さらに、「移行債の償還財源の詳細が未定な状況では、20兆円分をきちんと償還できるのか疑心暗鬼になり得る」(同)。まず28年度から徴収する化石燃料賦課金が、5年債の償還に充てられる予定だ。その水準が見えてくれば、移行債の買われ方に変化が生じるかもしれない。
NEWS 04:狙われる高齢者宅の給湯器 悪質訪問販売なぜ急増?
給湯器の修理や点検を装い、法外な請求を行う悪質な訪問販売業者による被害が相次いでいる。国民生活センターは2月21日、今年度に入り給湯器の点検トラブルに関する相談が急増したと発表した。相談件数は12月末時点で約1100件。前年度比で約3倍もの増加だ。

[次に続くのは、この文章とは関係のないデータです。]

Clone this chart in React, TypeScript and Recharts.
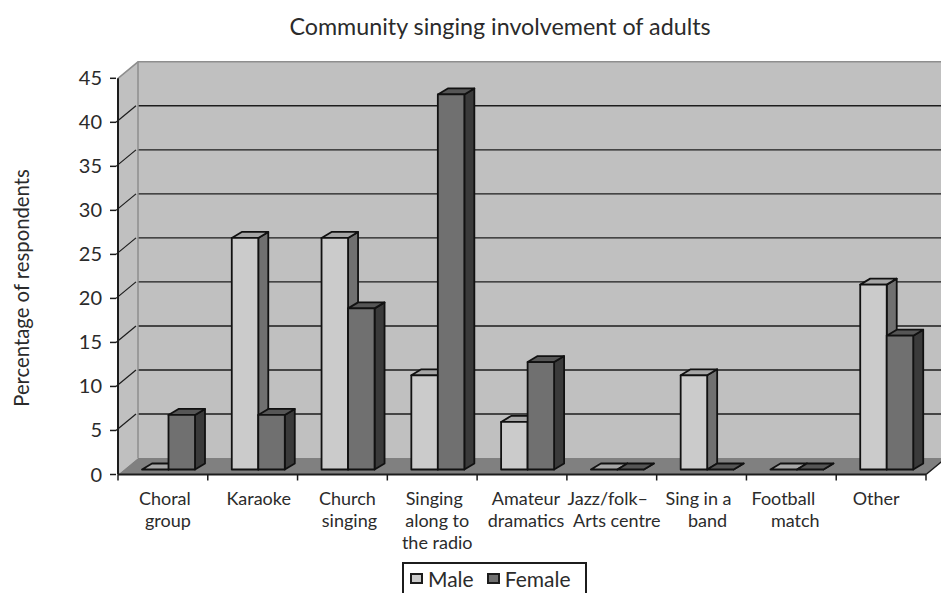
import React from 'react';
import { BarChart, Bar, XAxis, YAxis, CartesianGrid, Customized, Legend } from 'recharts';

const categories = [
  'Choral\ngroup',
  'Karaoke',
  'Church\nsinging',
  'Singing\nalong to\nthe radio',
  'Amateur\ndramatics',
  'Jazz/folk–\nArts centre',
  'Sing in a\nband',
  'Football\nmatch',
  'Other',
];
const male = [0, 26.3, 26.3, 10.7, 5.4, 0, 10.7, 0, 21];
const female = [6.2, 6.2, 18.3, 42.6, 12.2, 0, 0, 0, 15.2];
const yTicks = [0, 5, 10, 15, 20, 25, 30, 35, 40, 45];

// hand-set label offsets, one per line of each category label
const labelNudge = [
  [2, 5],
  [6],
  [5, 7],
  [2, 5, 5],
  [4, 4],
  [-4, 5],
  [-3, 6],
  [-8, 4],
  [-5],
];

const FONT = 'Lato, sans-serif';
const INK = '#1c1c1c';
const TEXT = '#2b2b2b';
const WIDTH = 941;
const HEIGHT = 593;
const LEFT = 118;
const RIGHT = 926;
const TOP = 78.3;
const BOTTOM = 474.5;
const Y_MAX = 45;
// offset of the back wall from the front of the box
const WALL_DX = 20;
const WALL_DY = -16.5;
// bars stand part way back on the floor
const BAR_DX = 6;
const BAR_DY = -5;
const BAR_DEPTH_X = 10;
const BAR_DEPTH_Y = -6;
const BAND = (RIGHT - LEFT) / categories.length;

const chartData = categories.map((name, i) => ({ name, male: male[i], female: female[i] }));

const maleFaces = { front: '#cbcbcb', top: '#a6a6a6', side: '#707070' };
const femaleFaces = { front: '#707070', top: '#565656', side: '#3a3a3a' };

function box3d(faces: { front: string; top: string; side: string }) {
  return function Box(props: any) {
    const x = props.x + BAR_DX;
    const y = props.y + BAR_DY;
    const w = props.width;
    const h = props.height;
    const common = { stroke: '#111', strokeWidth: 1.8, strokeLinejoin: 'round' as const };
    return (
      <g>
        <polygon
          {...common}
          fill={faces.side}
          points={`${x + w},${y} ${x + w + BAR_DEPTH_X},${y + BAR_DEPTH_Y} ${x + w + BAR_DEPTH_X},${y + h + BAR_DEPTH_Y} ${x + w},${y + h}`}
        />
        <polygon
          {...common}
          fill={faces.top}
          points={`${x},${y} ${x + BAR_DEPTH_X},${y + BAR_DEPTH_Y} ${x + w + BAR_DEPTH_X},${y + BAR_DEPTH_Y} ${x + w},${y}`}
        />
        <rect {...common} x={x} y={y} width={w} height={h} fill={faces.front} />
      </g>
    );
  };
}

// side wall, floor and the free-standing texts; the back wall is the grid's own fill
function Backdrop() {
  const wallTop = TOP + WALL_DY;
  const wallBottom = BOTTOM + WALL_DY;
  const wallLeft = LEFT + WALL_DX;
  const wallRight = RIGHT + WALL_DX;
  return (
    <g>
      <polygon
        points={`${LEFT},${TOP} ${wallLeft},${wallTop} ${wallLeft},${wallBottom} ${LEFT},${BOTTOM}`}
        fill="#c0c0c0"
      />
      <polygon
        points={`${LEFT},${BOTTOM} ${RIGHT},${BOTTOM} ${wallRight},${wallBottom} ${wallLeft},${wallBottom}`}
        fill="#808080"
      />
      <polyline
        points={`${LEFT},${TOP} ${wallLeft},${wallTop} ${wallRight},${wallTop}`}
        fill="none"
        stroke="#8e8e8e"
        strokeWidth={1.5}
      />
      <line x1={wallLeft} y1={wallTop} x2={wallLeft} y2={wallBottom} stroke="#8e8e8e" strokeWidth={1.5} />
      <line x1={RIGHT} y1={BOTTOM} x2={wallRight} y2={wallBottom} stroke={INK} strokeWidth={1.5} />
      <text x={500} y={35} textAnchor="middle" fontFamily={FONT} fontSize={23.3} fill={TEXT}>
        Community singing involvement of adults
      </text>
      <text
        transform="rotate(-90 29 288)"
        x={29}
        y={288}
        textAnchor="middle"
        fontFamily={FONT}
        fontSize={20.3}
        fill={TEXT}
      >
        Percentage of respondents
      </text>
    </g>
  );
}

function ValueTick(props: any) {
  const { x, y, payload } = props;
  const tickEnd = x + 6;
  return (
    <g>
      <line x1={tickEnd - 6} y1={y} x2={tickEnd} y2={y} stroke={INK} strokeWidth={1.5} />
      {payload.value > 0 && payload.value < Y_MAX ? (
        <line x1={tickEnd} y1={y} x2={tickEnd + WALL_DX} y2={y + WALL_DY} stroke={INK} strokeWidth={1.2} />
      ) : null}
      <text x={x - 8} y={y + 7} textAnchor="end" fontFamily={FONT} fontSize={20} fill={TEXT}>
        {payload.value}
      </text>
    </g>
  );
}

function CategoryTick(props: any) {
  const { x, payload, index } = props;
  const lines = String(payload.value).split('\n');
  const boundary = x - BAND / 2;
  return (
    <g>
      <line x1={boundary} y1={BOTTOM} x2={boundary} y2={BOTTOM + 6} stroke={INK} strokeWidth={1.5} />
      {index === categories.length - 1 ? (
        <line x1={x + BAND / 2} y1={BOTTOM} x2={x + BAND / 2} y2={BOTTOM + 6} stroke={INK} strokeWidth={1.5} />
      ) : null}
      {lines.map((line, i) => (
        <text
          key={line}
          x={x + labelNudge[index][i]}
          y={505 + i * 22}
          textAnchor="middle"
          fontFamily={FONT}
          fontSize={18}
          fill={TEXT}
        >
          {line}
        </text>
      ))}
    </g>
  );
}

function LegendBox(props: any) {
  const entries = props.payload || [];
  return (
    <div
      style={{
        display: 'flex',
        alignItems: 'center',
        boxSizing: 'border-box',
        width: 185,
        height: 40,
        paddingLeft: 6,
        paddingBottom: 8,
        border: `2px solid ${INK}`,
        fontFamily: FONT,
        fontSize: 21,
        color: TEXT,
      }}
    >
      {entries.map((entry: any) => (
        <span key={entry.value} style={{ display: 'flex', alignItems: 'center', marginRight: 13 }}>
          <span
            style={{
              width: 13,
              height: 11,
              marginRight: 5,
              background: entry.color,
              border: `2px solid ${INK}`,
              boxSizing: 'border-box',
            }}
          />
          {entry.value}
        </span>
      ))}
    </div>
  );
}

const gridLines = () =>
  yTicks
    .filter((t) => t > 0 && t < Y_MAX)
    .map((t) => BOTTOM - (t / Y_MAX) * (BOTTOM - TOP) + WALL_DY);

export default function App() {
  return (
    <div style={{ position: 'absolute', left: 0, top: 0, width: WIDTH, height: HEIGHT, overflow: 'hidden', background: '#fff' }}>
      <BarChart
        width={WIDTH}
        height={HEIGHT}
        data={chartData}
        margin={{ top: TOP, right: WIDTH - RIGHT, bottom: 0, left: 0 }}
        barSize={26.5}
        barGap={0}
      >
        <CartesianGrid
          vertical={false}
          x={LEFT + WALL_DX}
          y={TOP + WALL_DY}
          width={RIGHT - LEFT}
          height={BOTTOM - TOP}
          fill="#c0c0c0"
          fillOpacity={1}
          stroke={INK}
          strokeWidth={1.4}
          horizontalCoordinatesGenerator={gridLines}
        />
        <Customized component={Backdrop} />
        <XAxis
          dataKey="name"
          height={HEIGHT - BOTTOM}
          interval={0}
          tickLine={false}
          axisLine={{ stroke: INK, strokeWidth: 2 }}
          tick={CategoryTick}
        />
        <YAxis
          width={LEFT}
          domain={[0, Y_MAX]}
          ticks={yTicks}
          interval={0}
          tickLine={false}
          axisLine={{ stroke: INK, strokeWidth: 2 }}
          tick={ValueTick}
        />
        <Legend
          layout="horizontal"
          verticalAlign="middle"
          content={LegendBox}
          itemSorter={null}
          wrapperStyle={{ position: 'absolute', left: 402, top: 562, width: 185, height: 40, bottom: 'auto' }}
        />
        <Bar dataKey="male" name="Male" fill={maleFaces.front} isAnimationActive={false} shape={box3d(maleFaces)} />
        <Bar dataKey="female" name="Female" fill={femaleFaces.front} isAnimationActive={false} shape={box3d(femaleFaces)} />
      </BarChart>
    </div>
  );
}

同センターは今回の騒動を受け、「屋根修理を装った点検商法の摘発が進んでいる。悪質訪販業者が屋根分野から、いまだ摘発の進んでいない給湯器分野に対象を移しているのではないか」と分析する。悪質業者は突如として点検訪問に現れ、「もうすぐ壊れる」などと消費者の不安をあおり契約させる手口であり、被害者の7割以上が70歳以上の高齢者だ。
悪質事例が相次ぐ給湯器の点検商法
被害にあった給湯器はガス瞬間湯沸器、電気温水器、ガス温水ボイラーの順に多い。家庭のシェア率に関係しているとみられるが、「これら3点が長期使用製品安全点検制度の対象外である点も要因の一つではないか」と同センター関係者は語る。対象製品の所有者はメーカーなどによる安全点検を受ける必要があるが、メーカー側から点検時期前の通知などがなかったことも、悪質業者が付け入る隙となった可能性がある。
今回の事例は、特定商取引法の規制対象となるためクーリングオフ制度も適用される。万が一、契約してしまっても冷静に対処することが必要だ。